Data block:
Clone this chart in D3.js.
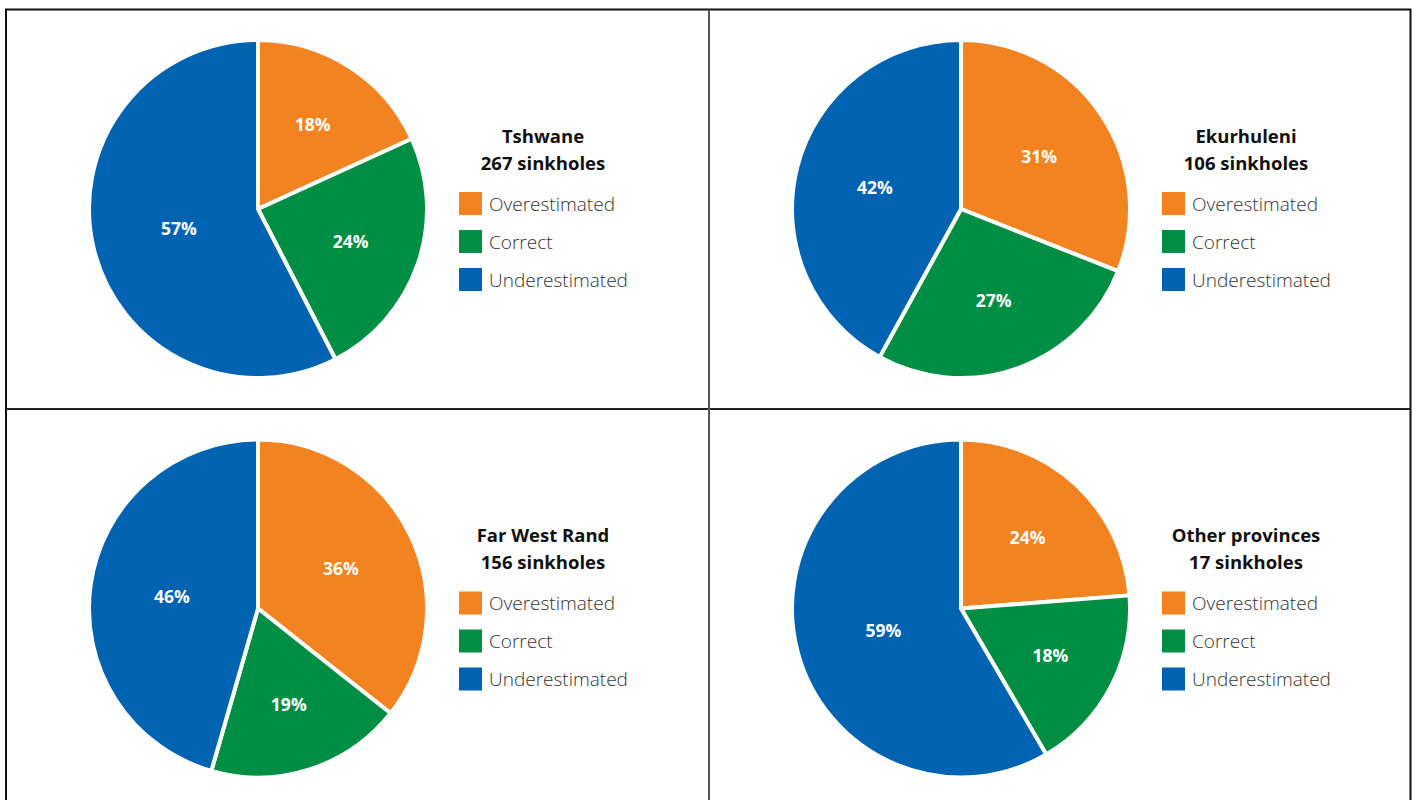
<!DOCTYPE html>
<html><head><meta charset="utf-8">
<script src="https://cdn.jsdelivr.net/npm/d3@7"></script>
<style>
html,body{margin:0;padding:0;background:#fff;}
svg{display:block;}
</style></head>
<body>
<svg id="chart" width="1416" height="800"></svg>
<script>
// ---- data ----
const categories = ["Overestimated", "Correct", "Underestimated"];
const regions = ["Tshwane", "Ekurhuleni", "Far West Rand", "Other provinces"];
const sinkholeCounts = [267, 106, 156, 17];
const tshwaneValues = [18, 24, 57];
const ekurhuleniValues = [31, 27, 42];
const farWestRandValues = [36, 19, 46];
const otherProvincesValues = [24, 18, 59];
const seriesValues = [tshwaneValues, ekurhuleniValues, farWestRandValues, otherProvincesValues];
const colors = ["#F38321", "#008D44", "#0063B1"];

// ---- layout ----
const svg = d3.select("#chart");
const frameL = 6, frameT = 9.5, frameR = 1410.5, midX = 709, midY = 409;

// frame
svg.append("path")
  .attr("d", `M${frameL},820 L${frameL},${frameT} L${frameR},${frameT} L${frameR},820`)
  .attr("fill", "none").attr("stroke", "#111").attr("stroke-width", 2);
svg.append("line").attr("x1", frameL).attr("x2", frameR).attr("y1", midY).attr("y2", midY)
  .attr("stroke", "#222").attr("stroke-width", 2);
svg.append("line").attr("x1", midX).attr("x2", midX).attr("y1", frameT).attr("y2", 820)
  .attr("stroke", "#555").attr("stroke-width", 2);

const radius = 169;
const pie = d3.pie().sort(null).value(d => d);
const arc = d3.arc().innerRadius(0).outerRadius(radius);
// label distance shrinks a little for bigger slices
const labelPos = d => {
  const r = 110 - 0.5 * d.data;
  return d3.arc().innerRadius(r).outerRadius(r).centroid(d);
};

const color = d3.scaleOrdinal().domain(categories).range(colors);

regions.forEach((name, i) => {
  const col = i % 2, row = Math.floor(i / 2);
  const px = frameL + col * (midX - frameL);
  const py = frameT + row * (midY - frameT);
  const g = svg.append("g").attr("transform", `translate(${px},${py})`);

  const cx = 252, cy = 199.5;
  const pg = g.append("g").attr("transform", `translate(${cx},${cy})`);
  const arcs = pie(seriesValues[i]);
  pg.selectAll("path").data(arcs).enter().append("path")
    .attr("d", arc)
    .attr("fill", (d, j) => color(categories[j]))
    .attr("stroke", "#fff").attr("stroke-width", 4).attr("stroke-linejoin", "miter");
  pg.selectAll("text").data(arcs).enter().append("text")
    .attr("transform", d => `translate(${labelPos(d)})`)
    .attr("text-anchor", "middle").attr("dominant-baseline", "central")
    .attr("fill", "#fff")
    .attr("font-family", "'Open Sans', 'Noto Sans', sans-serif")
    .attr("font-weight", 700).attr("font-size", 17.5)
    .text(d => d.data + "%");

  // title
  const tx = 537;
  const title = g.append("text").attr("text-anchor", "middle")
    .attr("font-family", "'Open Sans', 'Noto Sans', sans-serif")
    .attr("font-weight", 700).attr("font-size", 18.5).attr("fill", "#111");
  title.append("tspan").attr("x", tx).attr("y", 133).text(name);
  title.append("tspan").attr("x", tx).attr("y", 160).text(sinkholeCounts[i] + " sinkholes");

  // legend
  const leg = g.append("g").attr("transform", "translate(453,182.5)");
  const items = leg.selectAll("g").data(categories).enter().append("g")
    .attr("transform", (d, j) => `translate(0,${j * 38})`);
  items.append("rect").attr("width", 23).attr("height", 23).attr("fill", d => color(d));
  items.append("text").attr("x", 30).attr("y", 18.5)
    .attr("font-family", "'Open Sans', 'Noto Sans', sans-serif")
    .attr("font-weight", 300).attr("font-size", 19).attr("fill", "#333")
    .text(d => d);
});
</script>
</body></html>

Written request: Leave out the pictures and output the rest of the material exactly as written.

Output of the task:
Clone this chart in D3.js.
<!DOCTYPE html>
<html><head><meta charset="utf-8">
<script src="https://cdn.jsdelivr.net/npm/d3@7"></script>
<style>
html,body{margin:0;padding:0;background:#fff;}
svg{display:block;}
</style></head>
<body>
<svg id="chart" width="1416" height="800"></svg>
<script>
// ---- data ----
const categories = ["Overestimated", "Correct", "Underestimated"];
const regions = ["Tshwane", "Ekurhuleni", "Far West Rand", "Other provinces"];
const sinkholeCounts = [267, 106, 156, 17];
const tshwaneValues = [18, 24, 57];
const ekurhuleniValues = [31, 27, 42];
const farWestRandValues = [36, 19, 46];
const otherProvincesValues = [24, 18, 59];
const seriesValues = [tshwaneValues, ekurhuleniValues, farWestRandValues, otherProvincesValues];
const colors = ["#F38321", "#008D44", "#0063B1"];

// ---- layout ----
const svg = d3.select("#chart");
const frameL = 6, frameT = 9.5, frameR = 1410.5, midX = 709, midY = 409;

// frame
svg.append("path")
  .attr("d", `M${frameL},820 L${frameL},${frameT} L${frameR},${frameT} L${frameR},820`)
  .attr("fill", "none").attr("stroke", "#111").attr("stroke-width", 2);
svg.append("line").attr("x1", frameL).attr("x2", frameR).attr("y1", midY).attr("y2", midY)
  .attr("stroke", "#222").attr("stroke-width", 2);
svg.append("line").attr("x1", midX).attr("x2", midX).attr("y1", frameT).attr("y2", 820)
  .attr("stroke", "#555").attr("stroke-width", 2);

const radius = 169;
const pie = d3.pie().sort(null).value(d => d);
const arc = d3.arc().innerRadius(0).outerRadius(radius);
// label distance shrinks a little for bigger slices
const labelPos = d => {
  const r = 110 - 0.5 * d.data;
  return d3.arc().innerRadius(r).outerRadius(r).centroid(d);
};

const color = d3.scaleOrdinal().domain(categories).range(colors);

regions.forEach((name, i) => {
  const col = i % 2, row = Math.floor(i / 2);
  const px = frameL + col * (midX - frameL);
  const py = frameT + row * (midY - frameT);
  const g = svg.append("g").attr("transform", `translate(${px},${py})`);

  const cx = 252, cy = 199.5;
  const pg = g.append("g").attr("transform", `translate(${cx},${cy})`);
  const arcs = pie(seriesValues[i]);
  pg.selectAll("path").data(arcs).enter().append("path")
    .attr("d", arc)
    .attr("fill", (d, j) => color(categories[j]))
    .attr("stroke", "#fff").attr("stroke-width", 4).attr("stroke-linejoin", "miter");
  pg.selectAll("text").data(arcs).enter().append("text")
    .attr("transform", d => `translate(${labelPos(d)})`)
    .attr("text-anchor", "middle").attr("dominant-baseline", "central")
    .attr("fill", "#fff")
    .attr("font-family", "'Open Sans', 'Noto Sans', sans-serif")
    .attr("font-weight", 700).attr("font-size", 17.5)
    .text(d => d.data + "%");

  // title
  const tx = 537;
  const title = g.append("text").attr("text-anchor", "middle")
    .attr("font-family", "'Open Sans', 'Noto Sans', sans-serif")
    .attr("font-weight", 700).attr("font-size", 18.5).attr("fill", "#111");
  title.append("tspan").attr("x", tx).attr("y", 133).text(name);
  title.append("tspan").attr("x", tx).attr("y", 160).text(sinkholeCounts[i] + " sinkholes");

  // legend
  const leg = g.append("g").attr("transform", "translate(453,182.5)");
  const items = leg.selectAll("g").data(categories).enter().append("g")
    .attr("transform", (d, j) => `translate(0,${j * 38})`);
  items.append("rect").attr("width", 23).attr("height", 23).attr("fill", d => color(d));
  items.append("text").attr("x", 30).attr("y", 18.5)
    .attr("font-family", "'Open Sans', 'Noto Sans', sans-serif")
    .attr("font-weight", 300).attr("font-size", 19).attr("fill", "#333")
    .text(d => d);
});
</script>
</body></html>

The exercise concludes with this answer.